#### [What is required]
Copy nothing but the text: reproduce each line of the listing exactly and leave the pictures out.

● ● ●

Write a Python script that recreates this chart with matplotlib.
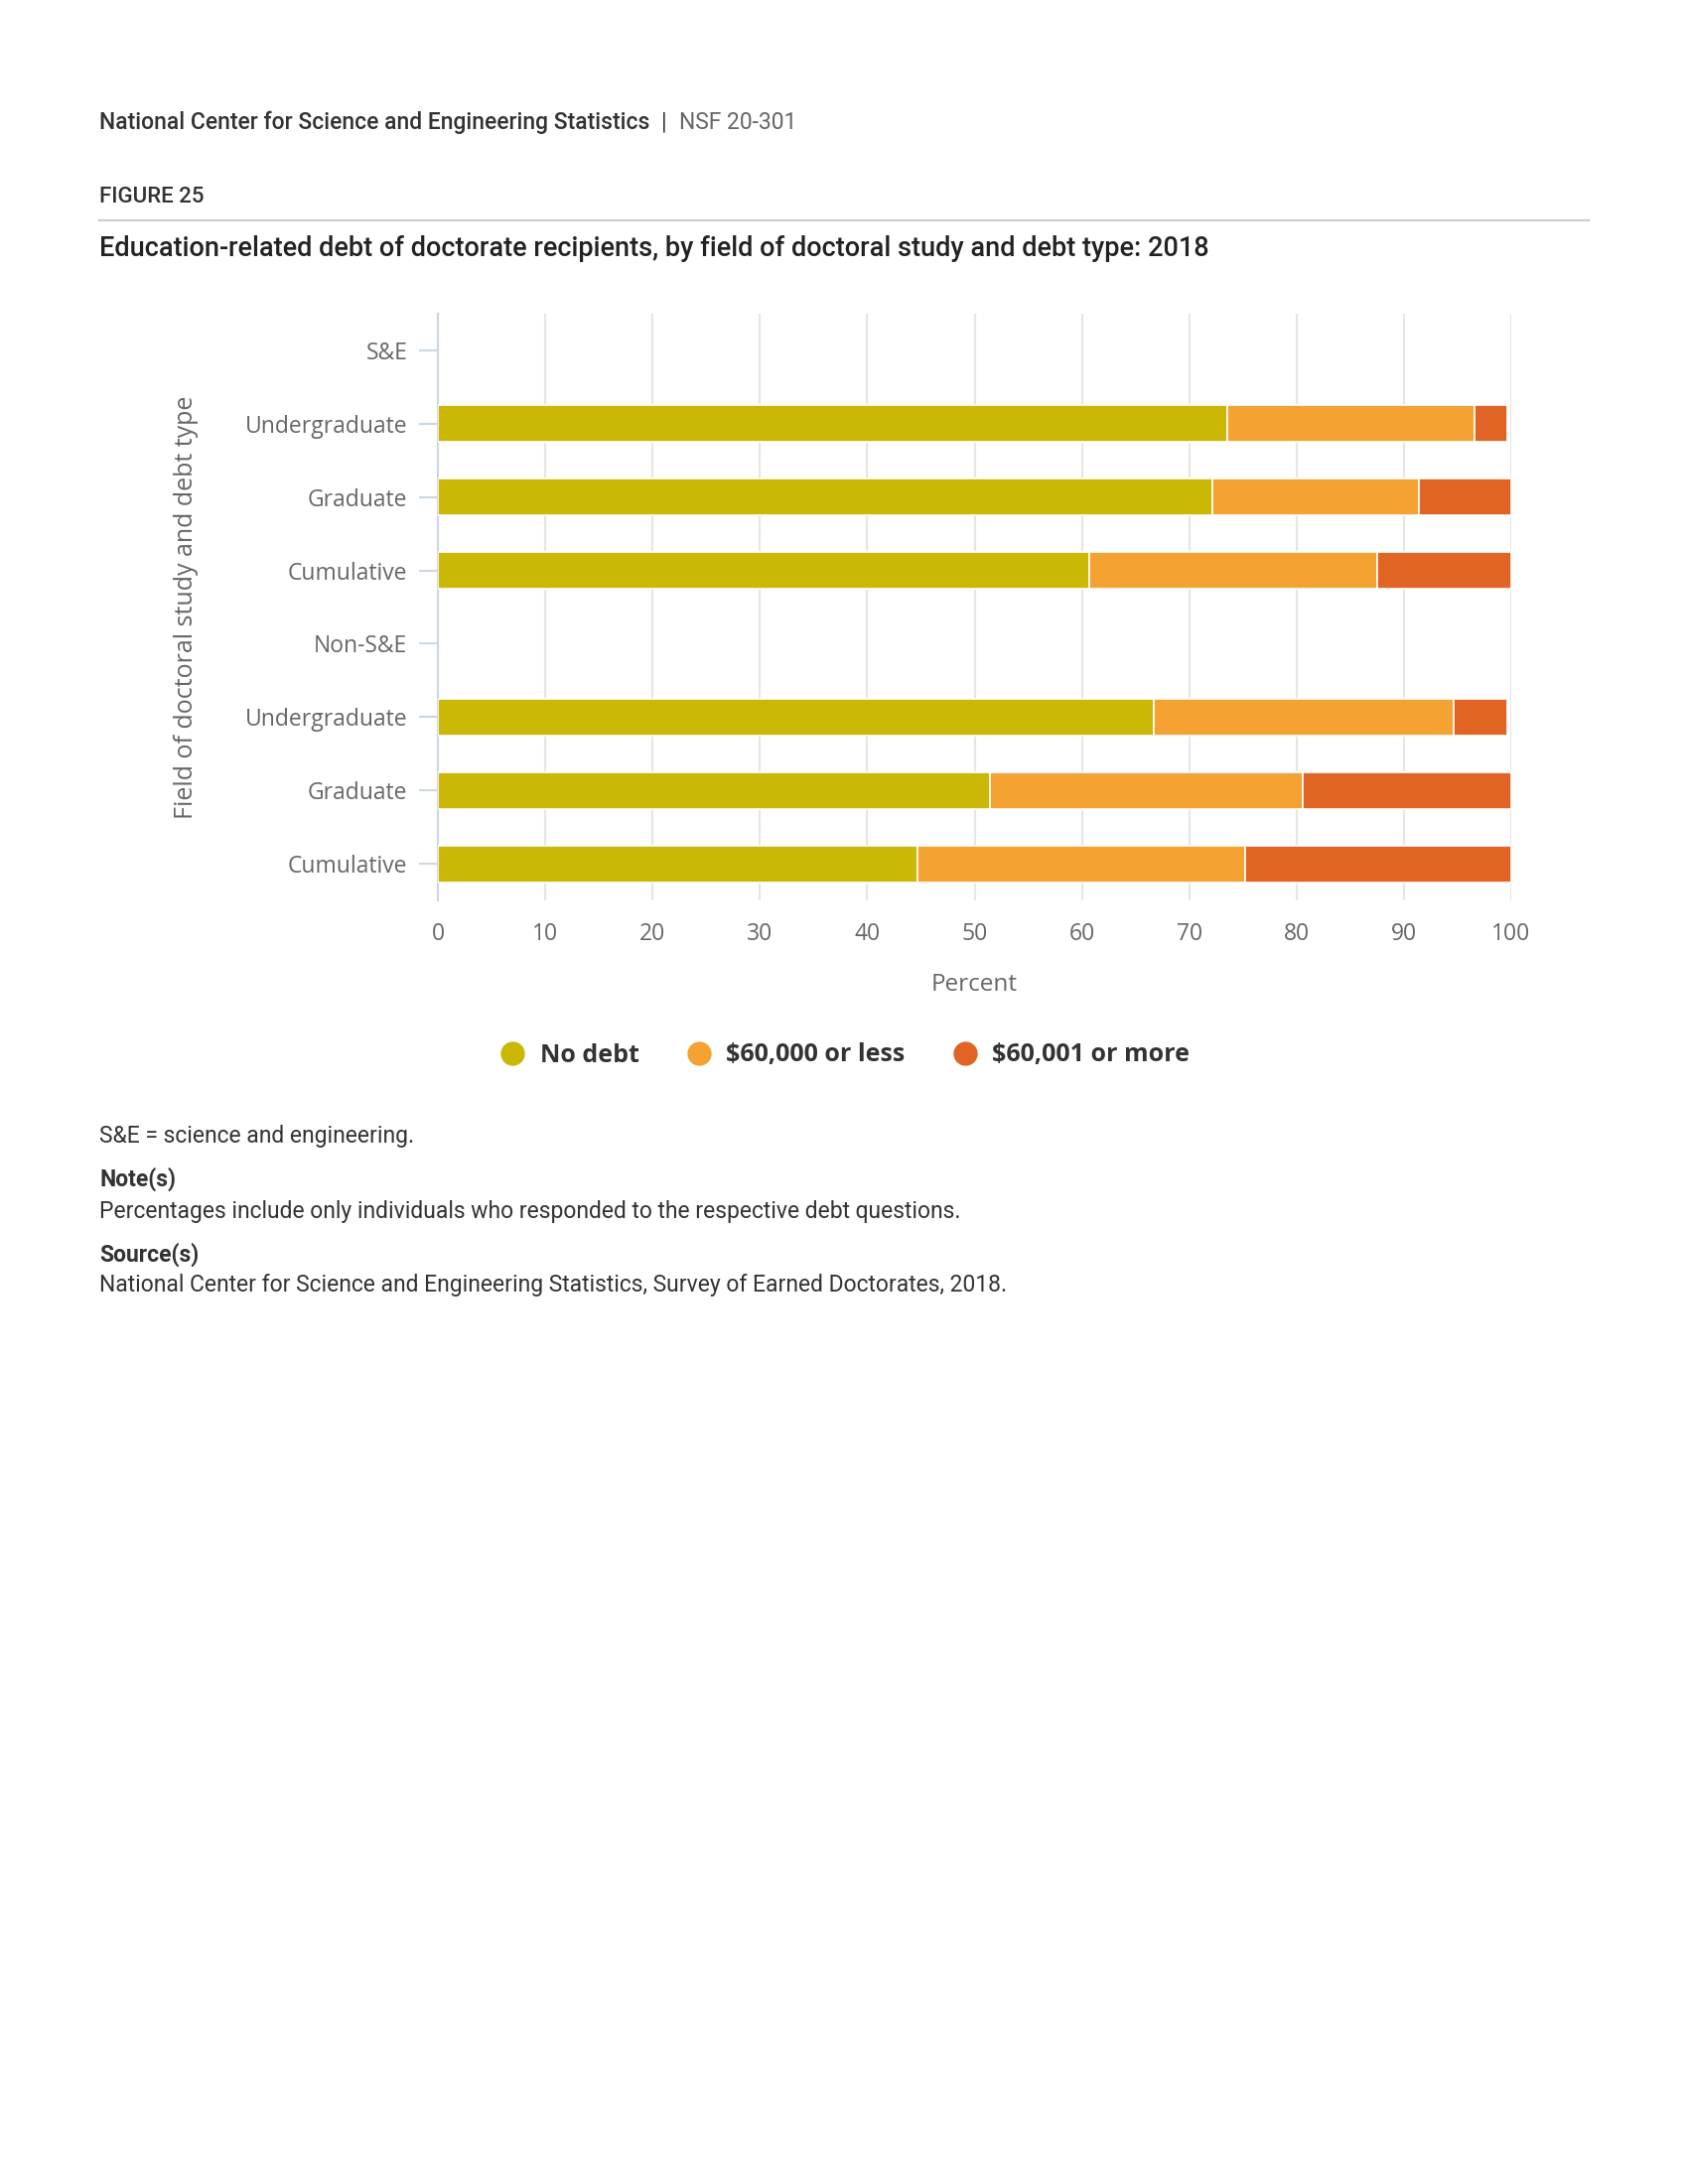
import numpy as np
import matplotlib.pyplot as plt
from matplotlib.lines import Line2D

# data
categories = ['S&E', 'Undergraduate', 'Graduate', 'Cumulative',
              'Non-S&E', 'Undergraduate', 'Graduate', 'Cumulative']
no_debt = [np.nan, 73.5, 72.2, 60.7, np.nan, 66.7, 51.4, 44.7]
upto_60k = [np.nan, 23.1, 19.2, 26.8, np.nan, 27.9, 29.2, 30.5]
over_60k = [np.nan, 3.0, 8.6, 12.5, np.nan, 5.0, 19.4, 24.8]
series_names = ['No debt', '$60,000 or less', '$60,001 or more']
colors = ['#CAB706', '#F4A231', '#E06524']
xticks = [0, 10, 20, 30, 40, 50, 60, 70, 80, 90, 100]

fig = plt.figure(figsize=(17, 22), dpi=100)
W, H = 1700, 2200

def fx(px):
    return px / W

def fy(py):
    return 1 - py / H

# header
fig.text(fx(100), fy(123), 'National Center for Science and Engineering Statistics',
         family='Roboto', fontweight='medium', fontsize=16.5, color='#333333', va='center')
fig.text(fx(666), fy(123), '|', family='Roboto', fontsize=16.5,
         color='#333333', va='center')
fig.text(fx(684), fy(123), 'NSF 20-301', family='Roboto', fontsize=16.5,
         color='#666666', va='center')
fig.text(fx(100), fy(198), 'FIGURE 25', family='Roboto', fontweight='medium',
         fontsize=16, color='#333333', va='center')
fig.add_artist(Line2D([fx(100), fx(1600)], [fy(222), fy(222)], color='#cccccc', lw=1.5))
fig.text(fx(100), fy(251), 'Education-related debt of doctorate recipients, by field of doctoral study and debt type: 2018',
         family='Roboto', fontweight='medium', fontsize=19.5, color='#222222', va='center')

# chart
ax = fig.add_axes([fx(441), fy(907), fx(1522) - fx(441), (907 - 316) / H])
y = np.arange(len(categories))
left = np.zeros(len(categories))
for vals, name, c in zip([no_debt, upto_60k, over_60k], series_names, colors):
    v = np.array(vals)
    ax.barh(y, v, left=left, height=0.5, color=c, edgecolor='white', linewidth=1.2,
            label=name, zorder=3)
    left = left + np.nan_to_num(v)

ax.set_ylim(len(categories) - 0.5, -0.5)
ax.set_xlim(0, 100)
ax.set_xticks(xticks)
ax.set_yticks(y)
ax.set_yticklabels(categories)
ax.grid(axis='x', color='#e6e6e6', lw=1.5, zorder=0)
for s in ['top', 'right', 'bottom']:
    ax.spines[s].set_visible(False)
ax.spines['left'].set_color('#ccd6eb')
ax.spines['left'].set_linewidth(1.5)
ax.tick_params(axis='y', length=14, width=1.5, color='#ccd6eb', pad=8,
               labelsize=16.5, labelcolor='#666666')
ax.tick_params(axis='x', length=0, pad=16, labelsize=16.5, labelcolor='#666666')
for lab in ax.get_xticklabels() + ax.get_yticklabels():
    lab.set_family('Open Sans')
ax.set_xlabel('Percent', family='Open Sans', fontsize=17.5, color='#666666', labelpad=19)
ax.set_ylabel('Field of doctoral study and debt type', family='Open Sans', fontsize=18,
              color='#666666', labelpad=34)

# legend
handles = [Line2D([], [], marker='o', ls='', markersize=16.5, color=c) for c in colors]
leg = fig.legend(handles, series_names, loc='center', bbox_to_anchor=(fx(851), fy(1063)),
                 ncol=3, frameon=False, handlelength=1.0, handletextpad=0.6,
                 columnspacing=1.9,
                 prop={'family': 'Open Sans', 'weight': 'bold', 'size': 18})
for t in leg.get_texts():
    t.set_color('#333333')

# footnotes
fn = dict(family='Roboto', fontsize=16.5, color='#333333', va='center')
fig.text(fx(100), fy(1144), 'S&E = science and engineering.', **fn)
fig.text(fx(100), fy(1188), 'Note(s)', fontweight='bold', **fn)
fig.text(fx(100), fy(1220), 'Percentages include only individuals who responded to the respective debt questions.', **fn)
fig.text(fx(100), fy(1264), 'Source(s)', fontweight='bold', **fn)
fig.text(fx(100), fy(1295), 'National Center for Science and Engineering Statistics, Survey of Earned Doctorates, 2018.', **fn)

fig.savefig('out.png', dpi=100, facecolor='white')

● ● ●

#### [Written answer]
Write a Python script that recreates this chart with matplotlib.
import numpy as np
import matplotlib.pyplot as plt
from matplotlib.lines import Line2D

# data
categories = ['S&E', 'Undergraduate', 'Graduate', 'Cumulative',
              'Non-S&E', 'Undergraduate', 'Graduate', 'Cumulative']
no_debt = [np.nan, 73.5, 72.2, 60.7, np.nan, 66.7, 51.4, 44.7]
upto_60k = [np.nan, 23.1, 19.2, 26.8, np.nan, 27.9, 29.2, 30.5]
over_60k = [np.nan, 3.0, 8.6, 12.5, np.nan, 5.0, 19.4, 24.8]
series_names = ['No debt', '$60,000 or less', '$60,001 or more']
colors = ['#CAB706', '#F4A231', '#E06524']
xticks = [0, 10, 20, 30, 40, 50, 60, 70, 80, 90, 100]

fig = plt.figure(figsize=(17, 22), dpi=100)
W, H = 1700, 2200

def fx(px):
    return px / W

def fy(py):
    return 1 - py / H

# header
fig.text(fx(100), fy(123), 'National Center for Science and Engineering Statistics',
         family='Roboto', fontweight='medium', fontsize=16.5, color='#333333', va='center')
fig.text(fx(666), fy(123), '|', family='Roboto', fontsize=16.5,
         color='#333333', va='center')
fig.text(fx(684), fy(123), 'NSF 20-301', family='Roboto', fontsize=16.5,
         color='#666666', va='center')
fig.text(fx(100), fy(198), 'FIGURE 25', family='Roboto', fontweight='medium',
         fontsize=16, color='#333333', va='center')
fig.add_artist(Line2D([fx(100), fx(1600)], [fy(222), fy(222)], color='#cccccc', lw=1.5))
fig.text(fx(100), fy(251), 'Education-related debt of doctorate recipients, by field of doctoral study and debt type: 2018',
         family='Roboto', fontweight='medium', fontsize=19.5, color='#222222', va='center')

# chart
ax = fig.add_axes([fx(441), fy(907), fx(1522) - fx(441), (907 - 316) / H])
y = np.arange(len(categories))
left = np.zeros(len(categories))
for vals, name, c in zip([no_debt, upto_60k, over_60k], series_names, colors):
    v = np.array(vals)
    ax.barh(y, v, left=left, height=0.5, color=c, edgecolor='white', linewidth=1.2,
            label=name, zorder=3)
    left = left + np.nan_to_num(v)

ax.set_ylim(len(categories) - 0.5, -0.5)
ax.set_xlim(0, 100)
ax.set_xticks(xticks)
ax.set_yticks(y)
ax.set_yticklabels(categories)
ax.grid(axis='x', color='#e6e6e6', lw=1.5, zorder=0)
for s in ['top', 'right', 'bottom']:
    ax.spines[s].set_visible(False)
ax.spines['left'].set_color('#ccd6eb')
ax.spines['left'].set_linewidth(1.5)
ax.tick_params(axis='y', length=14, width=1.5, color='#ccd6eb', pad=8,
               labelsize=16.5, labelcolor='#666666')
ax.tick_params(axis='x', length=0, pad=16, labelsize=16.5, labelcolor='#666666')
for lab in ax.get_xticklabels() + ax.get_yticklabels():
    lab.set_family('Open Sans')
ax.set_xlabel('Percent', family='Open Sans', fontsize=17.5, color='#666666', labelpad=19)
ax.set_ylabel('Field of doctoral study and debt type', family='Open Sans', fontsize=18,
              color='#666666', labelpad=34)

# legend
handles = [Line2D([], [], marker='o', ls='', markersize=16.5, color=c) for c in colors]
leg = fig.legend(handles, series_names, loc='center', bbox_to_anchor=(fx(851), fy(1063)),
                 ncol=3, frameon=False, handlelength=1.0, handletextpad=0.6,
                 columnspacing=1.9,
                 prop={'family': 'Open Sans', 'weight': 'bold', 'size': 18})
for t in leg.get_texts():
    t.set_color('#333333')

# footnotes
fn = dict(family='Roboto', fontsize=16.5, color='#333333', va='center')
fig.text(fx(100), fy(1144), 'S&E = science and engineering.', **fn)
fig.text(fx(100), fy(1188), 'Note(s)', fontweight='bold', **fn)
fig.text(fx(100), fy(1220), 'Percentages include only individuals who responded to the respective debt questions.', **fn)
fig.text(fx(100), fy(1264), 'Source(s)', fontweight='bold', **fn)
fig.text(fx(100), fy(1295), 'National Center for Science and Engineering Statistics, Survey of Earned Doctorates, 2018.', **fn)

fig.savefig('out.png', dpi=100, facecolor='white')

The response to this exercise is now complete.